Shouting at the Boys
I had actually forgotten all about that first day, but according to this boy – nay, he is already a man into his forties – I announced myself with purpose, shouting at the group, “Get out of the field! You’ll ruin it!”
There are people who knew me in the eighties who remember me to this day as the coach who always shouted. That was probably true; and indeed, I have always been passionate about the game and not just coaching.
I cannot imagine somebody with a squeaky voice succeeding as a football coach. The field is just way too large for that person to – well – squeak his way through the job.
Although most boys who trained under me will attest to the fact that I was pretty meticulous in how I taught and developed basic skills and coached tactics, in the eighties I was young and often overzealous and shouted incessant instructions from the sidelines whenever my teams played matches.
Primarily, it was for me a way to release all the nervous energy that all coaches tend to bottle in within the course of a game. Being still young, I did not handle that energy very well. Having been quite a decent player myself, the nervous energy also tended to be exacerbated by irritation whenever any of the boys mucked up something that I thought was pretty simple and straightforward.
My retort was immediate and haughty, “Ay anong paki mo?”
I know… I know… I should not have replied so caustically just as he should never have walked to me in the first place. I mean, nothing in FIFA statutes stated that a coach could not shout from the sidelines. The very thought of it was plain stupid; in a stadium with fifty thousand passionately shrieking fans, even if the coach shouted, he would not be heard.
However…
Towards the end of that decade, I chanced upon a reference book written by a respected British coach in one of my frequent sorties to the National Bookstore.
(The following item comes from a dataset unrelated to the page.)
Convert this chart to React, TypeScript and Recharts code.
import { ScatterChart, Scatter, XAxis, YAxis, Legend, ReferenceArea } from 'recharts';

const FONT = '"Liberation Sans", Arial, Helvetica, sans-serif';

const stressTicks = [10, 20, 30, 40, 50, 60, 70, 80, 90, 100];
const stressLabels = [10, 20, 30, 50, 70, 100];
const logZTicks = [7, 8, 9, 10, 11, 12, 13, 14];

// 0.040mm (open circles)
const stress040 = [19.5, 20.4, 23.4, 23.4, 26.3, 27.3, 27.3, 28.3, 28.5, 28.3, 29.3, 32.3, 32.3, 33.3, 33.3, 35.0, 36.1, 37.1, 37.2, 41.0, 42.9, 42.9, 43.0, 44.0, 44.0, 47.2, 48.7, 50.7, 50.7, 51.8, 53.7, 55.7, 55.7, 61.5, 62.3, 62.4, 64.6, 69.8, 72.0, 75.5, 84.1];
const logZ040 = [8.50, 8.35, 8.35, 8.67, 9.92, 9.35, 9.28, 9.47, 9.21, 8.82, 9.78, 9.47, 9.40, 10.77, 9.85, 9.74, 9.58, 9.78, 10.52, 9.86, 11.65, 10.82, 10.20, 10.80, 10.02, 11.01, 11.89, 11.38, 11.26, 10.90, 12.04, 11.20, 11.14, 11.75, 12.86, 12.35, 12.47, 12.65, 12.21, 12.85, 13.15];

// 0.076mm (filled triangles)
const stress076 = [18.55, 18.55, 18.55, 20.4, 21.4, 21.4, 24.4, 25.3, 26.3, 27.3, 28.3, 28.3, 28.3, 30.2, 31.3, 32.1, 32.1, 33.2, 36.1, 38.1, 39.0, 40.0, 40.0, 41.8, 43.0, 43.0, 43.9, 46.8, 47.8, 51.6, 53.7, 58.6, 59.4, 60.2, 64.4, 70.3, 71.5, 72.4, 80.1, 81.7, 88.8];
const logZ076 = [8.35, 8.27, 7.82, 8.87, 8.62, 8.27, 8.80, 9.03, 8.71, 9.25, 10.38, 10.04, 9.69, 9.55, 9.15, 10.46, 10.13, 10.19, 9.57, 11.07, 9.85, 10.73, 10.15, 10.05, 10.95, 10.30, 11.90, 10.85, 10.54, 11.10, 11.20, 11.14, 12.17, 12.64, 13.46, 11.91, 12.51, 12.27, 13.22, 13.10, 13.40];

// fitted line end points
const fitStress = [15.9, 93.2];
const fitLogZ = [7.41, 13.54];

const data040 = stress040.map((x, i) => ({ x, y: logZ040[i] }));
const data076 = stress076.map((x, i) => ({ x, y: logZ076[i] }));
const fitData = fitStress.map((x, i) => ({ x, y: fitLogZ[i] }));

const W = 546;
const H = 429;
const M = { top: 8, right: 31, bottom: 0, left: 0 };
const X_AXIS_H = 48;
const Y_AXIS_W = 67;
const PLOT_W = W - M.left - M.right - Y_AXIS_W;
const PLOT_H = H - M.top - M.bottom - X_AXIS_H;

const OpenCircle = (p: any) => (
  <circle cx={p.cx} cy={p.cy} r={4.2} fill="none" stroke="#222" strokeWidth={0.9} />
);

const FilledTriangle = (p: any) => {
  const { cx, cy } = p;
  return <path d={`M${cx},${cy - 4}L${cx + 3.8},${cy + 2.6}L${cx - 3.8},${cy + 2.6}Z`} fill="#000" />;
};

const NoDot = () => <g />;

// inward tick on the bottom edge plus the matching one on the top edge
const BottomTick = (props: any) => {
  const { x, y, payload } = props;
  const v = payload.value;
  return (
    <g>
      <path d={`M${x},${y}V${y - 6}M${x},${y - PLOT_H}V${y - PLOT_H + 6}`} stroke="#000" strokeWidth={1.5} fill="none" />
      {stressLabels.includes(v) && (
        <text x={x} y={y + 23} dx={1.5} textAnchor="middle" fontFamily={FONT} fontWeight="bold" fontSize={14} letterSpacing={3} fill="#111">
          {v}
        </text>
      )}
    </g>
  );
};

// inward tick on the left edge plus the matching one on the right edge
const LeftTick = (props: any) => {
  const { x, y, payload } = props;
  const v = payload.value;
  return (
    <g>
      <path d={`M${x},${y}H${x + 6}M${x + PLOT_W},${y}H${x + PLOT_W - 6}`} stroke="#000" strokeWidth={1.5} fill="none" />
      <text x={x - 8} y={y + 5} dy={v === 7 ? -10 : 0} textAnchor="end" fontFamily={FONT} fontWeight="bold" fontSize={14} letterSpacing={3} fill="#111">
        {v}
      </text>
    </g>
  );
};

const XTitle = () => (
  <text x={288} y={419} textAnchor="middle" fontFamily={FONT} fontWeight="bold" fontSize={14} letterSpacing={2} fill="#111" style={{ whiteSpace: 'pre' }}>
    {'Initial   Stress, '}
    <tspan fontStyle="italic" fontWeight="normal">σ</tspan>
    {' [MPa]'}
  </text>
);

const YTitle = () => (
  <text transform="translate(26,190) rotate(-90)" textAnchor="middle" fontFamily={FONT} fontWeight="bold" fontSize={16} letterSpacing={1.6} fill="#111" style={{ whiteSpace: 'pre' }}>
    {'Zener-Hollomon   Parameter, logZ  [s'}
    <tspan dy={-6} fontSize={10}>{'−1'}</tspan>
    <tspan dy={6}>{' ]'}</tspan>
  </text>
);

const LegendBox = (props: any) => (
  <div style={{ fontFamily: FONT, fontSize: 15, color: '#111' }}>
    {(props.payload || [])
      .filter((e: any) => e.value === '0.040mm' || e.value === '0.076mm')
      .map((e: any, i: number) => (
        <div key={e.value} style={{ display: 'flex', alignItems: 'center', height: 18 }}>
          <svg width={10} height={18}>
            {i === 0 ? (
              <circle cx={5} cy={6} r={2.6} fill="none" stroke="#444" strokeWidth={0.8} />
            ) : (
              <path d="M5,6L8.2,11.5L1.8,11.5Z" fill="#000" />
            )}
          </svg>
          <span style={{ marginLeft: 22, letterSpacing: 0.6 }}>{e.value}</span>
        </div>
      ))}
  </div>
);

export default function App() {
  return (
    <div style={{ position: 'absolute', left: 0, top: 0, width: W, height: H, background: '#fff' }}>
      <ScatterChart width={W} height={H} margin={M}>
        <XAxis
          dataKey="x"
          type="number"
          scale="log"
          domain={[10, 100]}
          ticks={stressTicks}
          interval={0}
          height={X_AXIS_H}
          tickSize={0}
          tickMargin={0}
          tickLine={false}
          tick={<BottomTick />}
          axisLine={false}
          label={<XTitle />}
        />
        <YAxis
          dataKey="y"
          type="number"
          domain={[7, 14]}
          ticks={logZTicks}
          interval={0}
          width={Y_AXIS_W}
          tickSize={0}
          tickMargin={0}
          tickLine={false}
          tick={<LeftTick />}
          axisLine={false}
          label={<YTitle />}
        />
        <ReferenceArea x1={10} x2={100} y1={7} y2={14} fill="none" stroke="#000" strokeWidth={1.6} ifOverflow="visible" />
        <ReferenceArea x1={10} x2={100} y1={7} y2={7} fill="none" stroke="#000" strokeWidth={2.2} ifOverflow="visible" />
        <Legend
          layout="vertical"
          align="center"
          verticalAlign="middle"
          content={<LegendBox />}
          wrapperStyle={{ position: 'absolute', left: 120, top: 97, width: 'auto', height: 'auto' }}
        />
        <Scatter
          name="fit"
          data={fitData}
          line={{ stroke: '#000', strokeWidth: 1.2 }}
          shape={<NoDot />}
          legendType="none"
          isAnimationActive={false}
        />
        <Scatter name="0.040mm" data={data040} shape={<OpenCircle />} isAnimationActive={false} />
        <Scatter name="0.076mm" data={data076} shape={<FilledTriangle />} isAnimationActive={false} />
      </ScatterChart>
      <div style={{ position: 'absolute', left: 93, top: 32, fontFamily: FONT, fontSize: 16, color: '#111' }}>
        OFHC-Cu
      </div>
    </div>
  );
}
The book was, in many ways, an eye-opener to the many aspects of football management. Everything was there from what to advise the players to eat to how to book hotel rooms for away games to sending flowers to players’ wives when their birthdates came.
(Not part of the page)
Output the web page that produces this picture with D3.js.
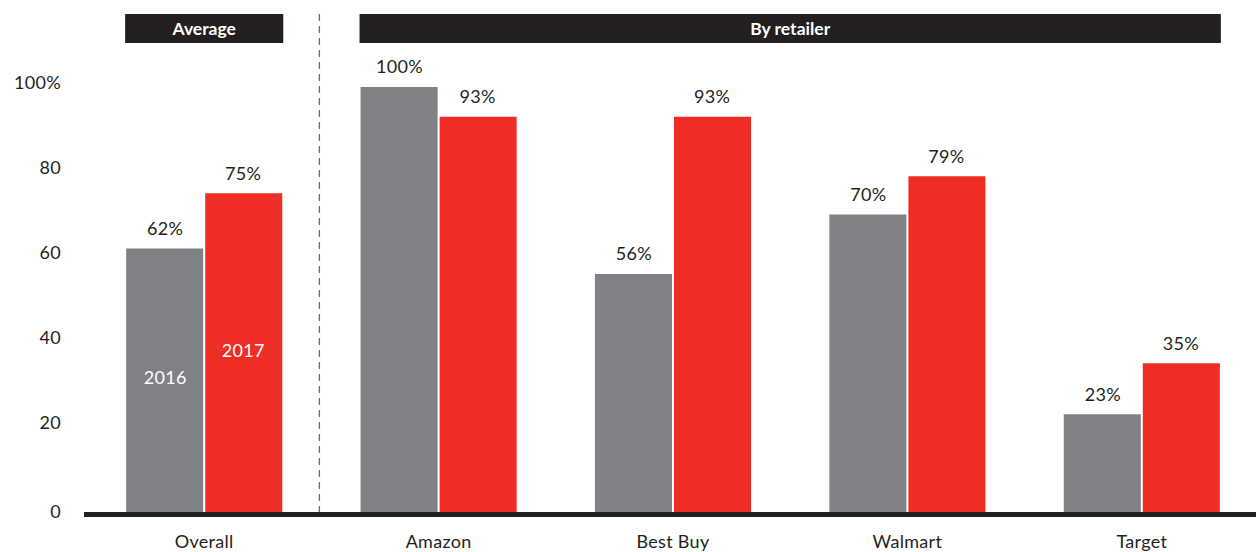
<!DOCTYPE html>
<html>
<head>
<meta charset="utf-8">
<script src="https://cdn.jsdelivr.net/npm/d3@7"></script>
<style>
  body { margin: 0; background: #fff; }
  text { font-family: Lato, "Open Sans", sans-serif; }
</style>
</head>
<body>
<div class="chart"></div>
<script>
const categories = ["Overall", "Amazon", "Best Buy", "Walmart", "Target"];
const series = ["2016", "2017"];
const values2016 = [62, 100, 56, 70, 23];
const values2017 = [75, 93, 93, 79, 35];
const yTicks = [0, 20, 40, 60, 80, 100];
const headers = ["Average", "By retailer"];

const width = 1256, height = 552;
const colors = {"2016": "#808184", "2017": "#ee2e24"};

let svg = d3.select(".chart")
            .append("svg")
            .attr("width", width)
            .attr("height", height);

// x scale for groups
let xScale = d3.scaleBand()
        .domain(categories)
        .range([87, 1259])
        .paddingInner(0.334)
        .paddingOuter(0.167);

let xSub = d3.scaleBand()
        .domain(series)
        .range([0, xScale.bandwidth()]);

let yScale = d3.scaleLinear()
        .domain([0, 100])
        .range([512, 87]);

const data = categories.map(function(c, i){
    return {cat: c, vals: [{s: "2016", v: values2016[i]}, {s: "2017", v: values2017[i]}]};
});

// Y axis labels
svg.append("g")
    .selectAll("text")
    .data(yTicks)
    .enter()
    .append("text")
    .attr("x", 61)
    .attr("y", function(d){ return yScale(d) - (d === 0 ? 0 : 4); })
    .attr("dy", "0.35em")
    .attr("text-anchor", "end")
    .style("font-size", "18px")
    .style("letter-spacing", "0.3px")
    .style("fill", "#231f20")
    .text(function(d){ return d === 100 ? "100%" : d; });

// Bars
let groups = svg.selectAll(".group")
    .data(data)
    .enter()
    .append("g")
    .attr("class", "group")
    .attr("transform", function(d){ return "translate(" + xScale(d.cat) + ",0)"; });

groups.selectAll("rect")
    .data(function(d){ return d.vals; })
    .enter()
    .append("rect")
    .attr("x", function(d){ return xSub(d.s) + (d.s === "2017" ? 1 : 0); })
    .attr("width", function(d){ return xSub.bandwidth() - 1; })
    .attr("y", function(d){ return yScale(d.v); })
    .attr("height", function(d){ return yScale(0) - yScale(d.v); })
    .attr("fill", function(d){ return colors[d.s]; });

// value labels
groups.selectAll(".val")
    .data(function(d){ return d.vals; })
    .enter()
    .append("text")
    .attr("class", "val")
    .attr("x", function(d){ return xSub(d.s) + xSub.bandwidth() / 2; })
    .attr("y", function(d){ return yScale(d.v) - 20; })
    .attr("dy", "0.35em")
    .attr("text-anchor", "middle")
    .style("font-size", "18px")
    .style("letter-spacing", "0.3px")
    .style("fill", "#231f20")
    .text(function(d){ return d.v + "%"; });

// series labels inside the Overall bars
const first = data[0];
svg.append("g")
    .selectAll("text")
    .data(first.vals)
    .enter()
    .append("text")
    .attr("x", function(d){ return xScale(first.cat) + xSub(d.s) + xSub.bandwidth() / 2; })
    .attr("y", function(d){ return d.s === "2016" ? 378 : 351; })
    .attr("dy", "0.35em")
    .attr("text-anchor", "middle")
    .style("font-size", "18px")
    .style("letter-spacing", "0.3px")
    .style("fill", "#fff")
    .text(function(d){ return d.s; });

// category labels
svg.append("g")
    .selectAll("text")
    .data(categories)
    .enter()
    .append("text")
    .attr("x", function(d){ return xScale(d) + xScale.bandwidth() / 2; })
    .attr("y", 542)
    .attr("dy", "0.35em")
    .attr("text-anchor", "middle")
    .style("font-size", "18px")
    .style("letter-spacing", "0.3px")
    .style("fill", "#231f20")
    .text(function(d){ return d; });

// baseline
svg.append("line")
    .attr("x1", 84)
    .attr("x2", width)
    .attr("y1", yScale(0) + 2.5)
    .attr("y2", yScale(0) + 2.5)
    .attr("stroke", "#231f20")
    .attr("stroke-width", 5);

// dashed divider
const divX = (xScale("Overall") + xScale.bandwidth() + xScale("Amazon")) / 2 - 2;
svg.append("line")
    .attr("x1", divX)
    .attr("x2", divX)
    .attr("y1", 14)
    .attr("y2", yScale(0))
    .attr("stroke", "#6d6e71")
    .attr("stroke-width", 1.3)
    .attr("stroke-dasharray", "7,5");

// header boxes
const headerSpans = [
    [xScale("Overall") - 1, xScale("Overall") + xScale.bandwidth() + 1],
    [xScale("Amazon") - 1, xScale("Target") + xScale.bandwidth() + 1]
];
let hdr = svg.selectAll(".hdr")
    .data(headers)
    .enter()
    .append("g")
    .attr("class", "hdr");
hdr.append("rect")
    .attr("x", function(d, i){ return headerSpans[i][0]; })
    .attr("width", function(d, i){ return headerSpans[i][1] - headerSpans[i][0]; })
    .attr("y", 14)
    .attr("height", 29)
    .attr("fill", "#231f20");
hdr.append("text")
    .attr("x", function(d, i){ return (headerSpans[i][0] + headerSpans[i][1]) / 2; })
    .attr("y", 28.5)
    .attr("dy", "0.35em")
    .attr("text-anchor", "middle")
    .style("font-size", "17.5px")
    .style("font-weight", "bold")
    .style("fill", "#fff")
    .text(function(d){ return d; });
</script>
</body>
</html>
The coaching really ought to be done, he went on, during the practice sessions. These are when it is all about the coach. Come the weekends, it is all about the players. In other words, the coach should do his job on weekdays; and let the boys play when the weekend matches come.
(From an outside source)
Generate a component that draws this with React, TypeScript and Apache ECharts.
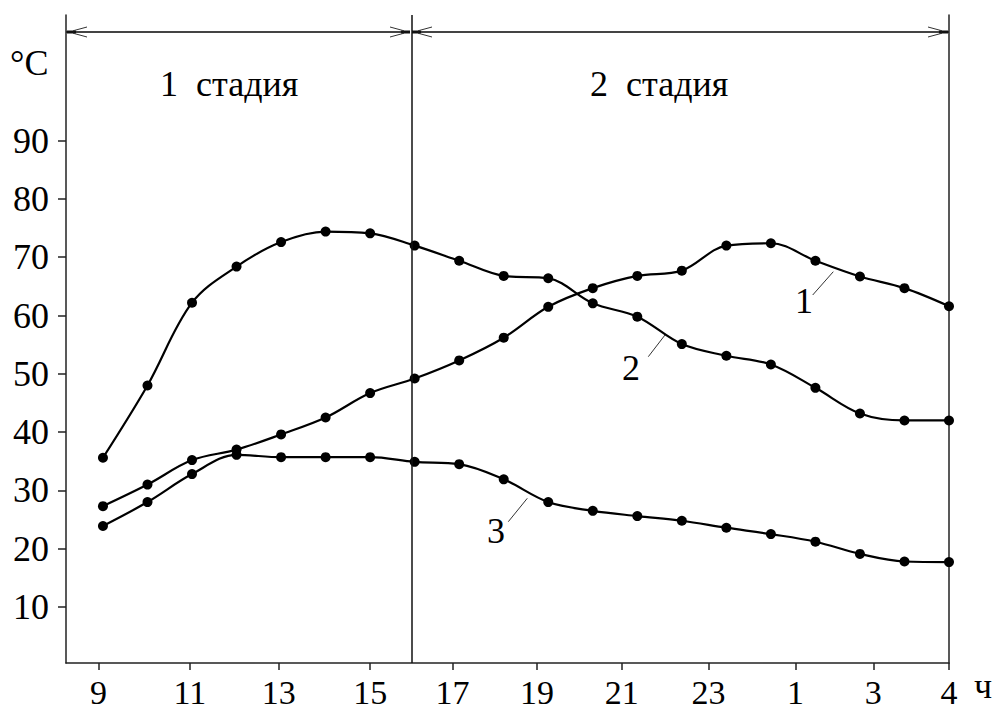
import React, { useEffect, useRef } from "react";
import * as echarts from "echarts";

// Hours of the measurements (9:00 of day 1 to 4:00 of day 2)
const times = [9, 10, 11, 12, 13, 14, 15, 16, 17, 18, 19, 20, 21, 22, 23, 0, 1, 2, 3, 4];
// Temperatures, °C
const curve1 = [27.3, 31.0, 35.2, 37.0, 39.6, 42.5, 46.7, 49.2, 52.3, 56.2, 61.5, 64.7, 66.8, 67.7, 72.0, 72.4, 69.4, 66.7, 64.7, 61.6];
const curve2 = [35.6, 48.0, 62.2, 68.4, 72.6, 74.4, 74.1, 72.0, 69.4, 66.8, 66.4, 62.1, 59.8, 55.1, 53.1, 51.6, 47.6, 43.2, 42.0, 42.0];
const curve3 = [23.9, 28.0, 32.8, 36.1, 35.7, 35.7, 35.7, 34.9, 34.5, 31.9, 28.0, 26.5, 25.6, 24.8, 23.6, 22.5, 21.2, 19.1, 17.8, 17.7];
// X tick labels and where the original drawing puts them (hours since 9:00)
const tickLabels = ["9", "11", "13", "15", "17", "19", "21", "23", "1", "3", "4"];
const tickPositions = [-0.1, 1.95, 3.95, 6.0, 7.85, 9.75, 11.65, 13.6, 15.55, 17.3, 19];
const yTicks = [10, 20, 30, 40, 50, 60, 70, 80, 90];
const stageBoundary = 6.93; // 16:00
const stageLabels = ["1  стадия", "2  стадия"];
const curveNames = ["1", "2", "3"];

const FONT = "'Liberation Serif', 'Times New Roman', serif";
const FS = 36;

function hourOffset(t: number) {
  return (t - 9 + 24) % 24;
}

function arrowHead(tip: number, y: number, dir: number) {
  return [
    { type: "rect", shape: { x: dir > 0 ? tip - 9 : tip, y: y - 1.5, width: 9, height: 3 }, style: { fill: "#111" } },
    { type: "line", shape: { x1: tip - dir * 6, y1: y - 1.2, x2: tip - dir * 20, y2: y - 5 }, style: { stroke: "#333", lineWidth: 1 } },
    { type: "line", shape: { x1: tip - dir * 6, y1: y + 1.2, x2: tip - dir * 20, y2: y + 5 }, style: { stroke: "#333", lineWidth: 1 } },
  ];
}

export default function App() {
  const ref = useRef<HTMLDivElement>(null);
  useEffect(() => {
    const chart = echarts.init(ref.current!, null, { renderer: "svg" });
    const mk = (vals: number[]) => times.map((t, i) => [hourOffset(t), vals[i]]);
    const lineSeries = (vals: number[], extra: any = {}) => ({
      type: "line",
      data: mk(vals),
      smooth: 0.35,
      symbol: "circle",
      symbolSize: 10,
      lineStyle: { color: "#000", width: 2.2 },
      itemStyle: { color: "#000" },
      silent: true,
      ...extra,
    });
    const txt = (x: number, y: number, text: string, align = "left") => ({
      type: "text",
      x,
      y,
      style: { text, font: `${FS}px ${FONT}`, fill: "#000", textAlign: align, textVerticalAlign: "top" },
    });
    const leader = (x1: number, y1: number, x2: number, y2: number) => ({
      type: "line",
      shape: { x1, y1, x2, y2 },
      style: { stroke: "#333", lineWidth: 1 },
    });
    const option: any = {
      animation: false,
      backgroundColor: "#fff",
      grid: { left: 66, right: 48, top: 15, bottom: 48, containLabel: false, outerBoundsMode: "none" },
      xAxis: {
        type: "value",
        min: -0.83,
        max: 19,
        axisLine: { show: true, onZero: false, lineStyle: { color: "#222", width: 1.5 } },
        axisTick: { show: true, length: 7, customValues: tickPositions, lineStyle: { color: "#222", width: 1.5 } },
        axisLabel: {
          customValues: tickPositions,
          margin: 12,
          fontFamily: FONT,
          fontSize: 34,
          color: "#000",
          formatter: (v: number) => {
            const i = tickPositions.findIndex((p) => Math.abs(p - v) < 1e-6);
            return i >= 0 ? tickLabels[i] : "";
          },
        },
        splitLine: { show: false },
      },
      yAxis: [
        {
          type: "value",
          min: 0.39,
          max: 111.56,
          axisLine: { show: true, onZero: false, lineStyle: { color: "#222", width: 1.5 } },
          axisTick: { show: true, length: 8, customValues: yTicks, lineStyle: { color: "#222", width: 1.5 } },
          axisLabel: { customValues: yTicks, margin: 17, fontFamily: FONT, fontSize: FS, color: "#000" },
          splitLine: { show: false },
        },
        {
          type: "value",
          position: "right",
          min: 0.39,
          max: 111.56,
          axisLine: { show: true, onZero: false, lineStyle: { color: "#222", width: 1.5 } },
          axisTick: { show: false },
          axisLabel: { show: false },
          splitLine: { show: false },
        },
      ],
      series: [
        lineSeries(curve1, {
          markLine: {
            silent: true,
            symbol: "none",
            label: { show: false },
            lineStyle: { color: "#111", width: 1.5, type: "solid" },
            data: [{ xAxis: stageBoundary }],
          },
        }),
        lineSeries(curve2),
        lineSeries(curve3),
      ],
      graphic: [
        { type: "line", shape: { x1: 66, y1: 32, x2: 410, y2: 32 }, style: { stroke: "#444", lineWidth: 2 } },
        { type: "line", shape: { x1: 412, y1: 32, x2: 949, y2: 32 }, style: { stroke: "#444", lineWidth: 2 } },
        ...arrowHead(67, 32, -1),
        ...arrowHead(410, 32, 1),
        ...arrowHead(412, 32, -1),
        ...arrowHead(948, 32, 1),
        txt(10, 45, "°C"),
        txt(160, 66, stageLabels[0]),
        txt(590, 66, stageLabels[1]),
        txt(974, 668, "ч"),
        txt(804, 283, curveNames[0], "center"),
        txt(631, 350, curveNames[1], "center"),
        txt(496, 513, curveNames[2], "center"),
        leader(812.7, 295, 833.3, 271.7),
        leader(648.3, 356.7, 665, 335),
        leader(508.3, 521.7, 527.3, 498.3),
      ],
    };
    chart.setOption(option);
    return () => chart.dispose();
  }, []);
  return (
    <div
      ref={ref}
      style={{ position: "fixed", left: 0, top: 0, width: 997, height: 711, background: "#fff" }}
    />
  );
}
If the coach has done his job during the week, then the boys should be alright during match day. Whatever things do not go well are to be noted and then corrected – unless tactical corrections are needed on the spot – during the succeeding week’s training sessions.
Napahiyâ naman ako sa sarili ko…
I realized that I was not helping the boys at all by thinking for them and shouting out what they were supposed to do. Moreover, since the levels of play are affected by players’ composure, I realized that I was only communicating my own nervous energy to my teams by being restless on the sidelines.
The more recent groups of boys I worked with will have absolutely no idea how many vile invectives I had to deliberately bite back before I eventually learned to sit passively on the bench. Getting older – and more experienced, less excitable – naturally had a lot to do with this as well.
These days, whenever I see a coach – in whatever sport – nervously pacing the sidelines, continuously shouting instructions and going into a rage whenever things do not go well, I just quietly smile to myself.